Instabilities during flow boiling in microchannel lead to fluctuations in temperature, pressure, mass flux. It is well known that the instabilities can be suppressed by effective extraction of the accumulated vapor away from the outlet plenum. Here we investigate the effect of outlet plenum volume on instabilities during flow boiling in a heat sink comprising of fourteen parallel microchannels within a footprint area of 1 × 1 cm2. Plain and nanostructured microchannel surfaces are investigated with two outlet plenum designs including the one with same volume (baseline case) as the inlet plenum and another one with eight times the volume of the inlet plenum.
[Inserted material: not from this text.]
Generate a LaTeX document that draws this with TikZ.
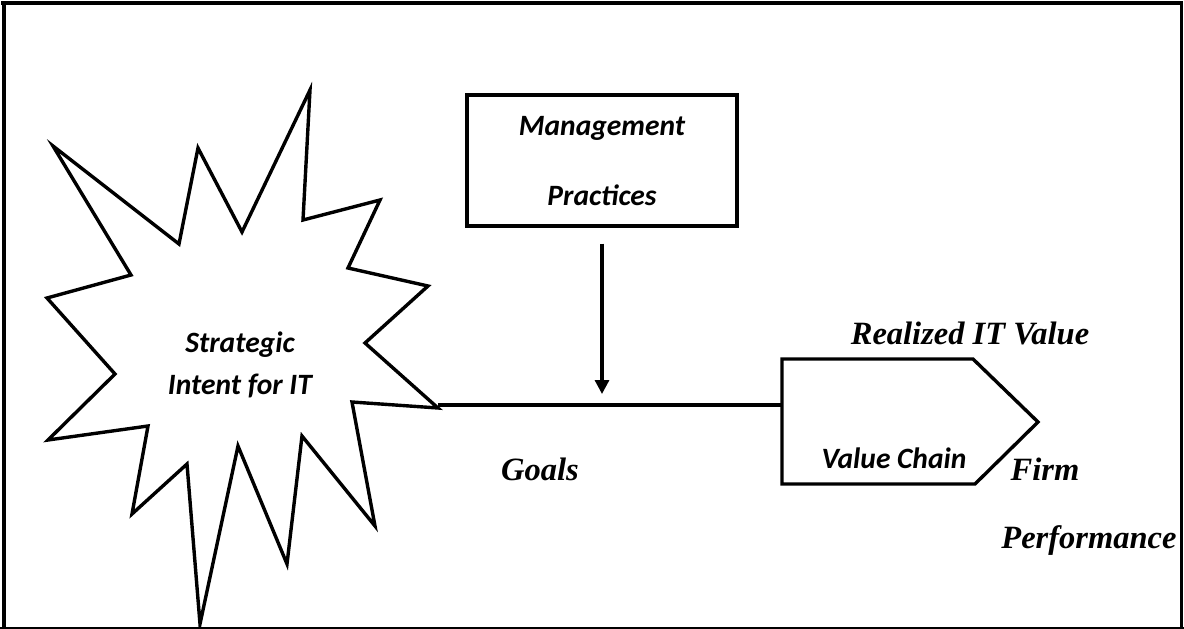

An eight-fold increase in the outlet plenum volume facilitates a significant reduction in amplitude of fluctuations of surface temperature from 6.6 to 2.8 °C at heat flux of 137 W/cm2 and mass flux of 500 kg/m2s. Efficient vapor removal due to the increase in the manifold volume also lowers the pressure drop, thereby allowing maximum reduction in surface temperature of 4.8 °C and 3 °C for mass flux of 250 and 500 kg/m2s, respectively, compared to that of the baseline case. The enhancement in heat transfer by implementing nanostructured surface with larger outlet plenum volume is marginal with a temperature reduction of about 0.5 °C in comparison to that with plain microchannel with similar outlet plenum volume. Overall, it is shown that the performance improvement obtained with simple outlet plenum design modifications can be comparable or better in comparison to the enhancement due to complex surface modification strategies.